Copper’s role across construction, power grids and renewable technologies is often cited as supporting long-term demand. Analysts note that the energy transition and ongoing electrification are seen as potential drivers of structural demand. However, copper is also cyclical, tracking shifts in global growth and industrial activity. This means the market can experience both extended rallies and sharp corrections. Whether copper is considered a good investment varies with market conditions and individual risk appetite.

Could copper go up or down?

Yes. Copper prices can move in either direction, influenced by factors such as Chinese demand, mining output in Chile and Peru, and the strength of the US dollar. Recent forecasts differ, with some suggesting stabilisation in 2025 while others expect continued fluctuations, but most highlight both upside potential if supply remains tight and downside risk if global growth slows. Like all commodities, copper is exposed to short-term volatility as well as longer-term structural drivers.

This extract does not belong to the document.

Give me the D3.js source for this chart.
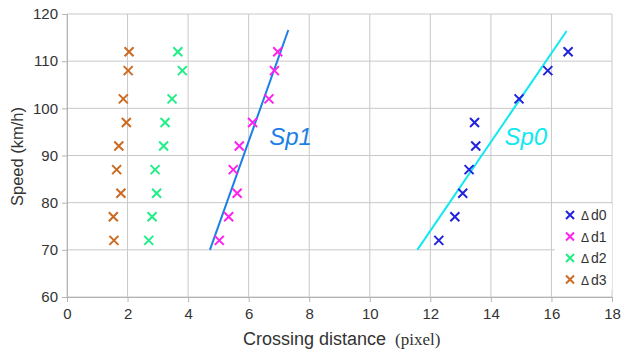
<!DOCTYPE html>
<html>
<head>
<meta charset="utf-8">
<script src="https://d3js.org/d3.v7.min.js"></script>
<style>
  body { margin: 0; background: #fff; }
  svg { font-family: "Liberation Sans", Arial, sans-serif; }
</style>
</head>
<body>
<script>
// speeds shared by all series
const speeds = [72, 77, 82, 87, 92, 97, 102, 108, 112];

// crossing distances per series (pixel)
const delta0 = [12.28, 12.81, 13.07, 13.28, 13.5, 13.46, 14.93, 15.88, 16.55];
const delta1 = [5.03, 5.34, 5.62, 5.49, 5.69, 6.13, 6.67, 6.85, 6.96];
const delta2 = [2.70, 2.81, 2.96, 2.91, 3.19, 3.24, 3.47, 3.81, 3.66];
const delta3 = [1.55, 1.53, 1.78, 1.64, 1.71, 1.96, 1.86, 2.02, 2.05];

const seriesNames = ["d0", "d1", "d2", "d3"];
const seriesColors = ["#2222dd", "#ff22ee", "#22ee88", "#cc6a22"];

// fitted lines: [x, speed] endpoints
const sp0Line = [[11.57, 70], [16.5, 116.4]];
const sp1Line = [[4.72, 70], [7.31, 116.6]];

const xTicks = [0, 2, 4, 6, 8, 10, 12, 14, 16, 18];
const yTicks = [60, 70, 80, 90, 100, 110, 120];

const margin = { top: 14, right: 13, bottom: 55, left: 67 };
const width = 625 - margin.left - margin.right;
const height = 352 - margin.top - margin.bottom;

const svg = d3.select("body")
    .append("svg")
    .attr("width", 625)
    .attr("height", 352);

const g = svg.append("g")
    .attr("transform", `translate(${margin.left},${margin.top})`);

const x = d3.scaleLinear().domain([0, 18]).range([0, width]);
const y = d3.scaleLinear().domain([60, 120]).range([height, 0]);

// grid
g.append("g")
    .selectAll("line")
    .data(xTicks)
    .join("line")
    .attr("x1", d => x(d)).attr("x2", d => x(d))
    .attr("y1", 0).attr("y2", height)
    .attr("stroke", "#c8c8c8");

g.append("g")
    .selectAll("line")
    .data(yTicks)
    .join("line")
    .attr("x1", 0).attr("x2", width)
    .attr("y1", d => y(d)).attr("y2", d => y(d))
    .attr("stroke", "#c8c8c8");

// axes
const xAxis = g.append("g")
    .attr("transform", `translate(0,${height})`)
    .call(d3.axisBottom(x).tickValues(xTicks).tickSize(5).tickPadding(6));
const yAxis = g.append("g")
    .call(d3.axisLeft(y).tickValues(yTicks).tickSize(5).tickPadding(4));

[xAxis, yAxis].forEach(a => {
    a.select(".domain").attr("stroke", "#b4b4b4");
    a.selectAll(".tick line").attr("stroke", "#b4b4b4");
    a.selectAll(".tick text")
        .attr("fill", "#333")
        .style("font-size", "15px")
        .style("font-family", "Liberation Sans, Arial, sans-serif");
});

// fitted lines
const line = d3.line().x(d => x(d[0])).y(d => y(d[1]));
g.append("path").datum(sp1Line).attr("d", line)
    .attr("stroke", "#1c7fe8").attr("stroke-width", 2).attr("fill", "none");
g.append("path").datum(sp0Line).attr("d", line)
    .attr("stroke", "#11e8f0").attr("stroke-width", 2).attr("fill", "none");

// cross markers
function cross(sel, s) {
    sel.append("path")
        .attr("d", `M${-s},${-s}L${s},${s}M${-s},${s}L${s},${-s}`);
}

[delta0, delta1, delta2, delta3].forEach((vals, i) => {
    const grp = g.append("g")
        .attr("stroke", seriesColors[i])
        .attr("stroke-width", 2)
        .attr("fill", "none");
    vals.forEach((v, j) => {
        const m = grp.append("g")
            .attr("transform", `translate(${x(v)},${y(speeds[j])})`);
        cross(m, 4.5);
    });
});

// line labels
g.append("text")
    .attr("x", x(6.68)).attr("y", y(92.3))
    .attr("fill", "#1c7fe8")
    .style("font-size", "24px").style("font-style", "italic")
    .text("Sp1");
g.append("text")
    .attr("x", x(14.45)).attr("y", y(92.3))
    .attr("fill", "#11e8f0")
    .style("font-size", "24px").style("font-style", "italic")
    .text("Sp0");

// legend
const legend = svg.append("g").attr("transform", "translate(555,204)");
legend.append("rect")
    .attr("width", 57).attr("height", 86)
    .attr("fill", "#fff");
seriesNames.forEach((name, i) => {
    const row = legend.append("g")
        .attr("transform", `translate(15,${11 + i * 21.5})`);
    const m = row.append("g")
        .attr("stroke", seriesColors[i])
        .attr("stroke-width", 2);
    cross(m, 4);
    const t = row.append("text")
        .attr("x", 11).attr("y", 5)
        .attr("fill", "#333");
    t.append("tspan").style("font-size", "12px").text("\u0394");
    t.append("tspan").attr("dx", 2).style("font-size", "14px").text(name);
});

// axis titles
svg.append("text")
    .attr("transform", `translate(23,${margin.top + height / 2 + 1}) rotate(-90)`)
    .attr("text-anchor", "middle")
    .attr("fill", "#333")
    .style("font-size", "16.5px")
    .text("Speed (km/h)");

const xt = svg.append("text")
    .attr("x", 243).attr("y", 345)
    .attr("fill", "#333")
    .style("font-size", "18px");
xt.append("tspan").text("Crossing distance");
xt.append("tspan")
    .attr("dx", 9)
    .style("font-family", "Liberation Serif, serif")
    .style("font-size", "17px")
    .text("(pixel)");
</script>
</body>
</html>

Should I invest in copper?

Decisions about investing in copper depend on personal circumstances, trading strategies and risk tolerance. Forecasts for 2025-2030 indicate both potential gains and possible challenges, with uncertainties around supply, demand and macroeconomic conditions. It’s important to review available research and consider different scenarios. Past performance is not a reliable indicator of future returns.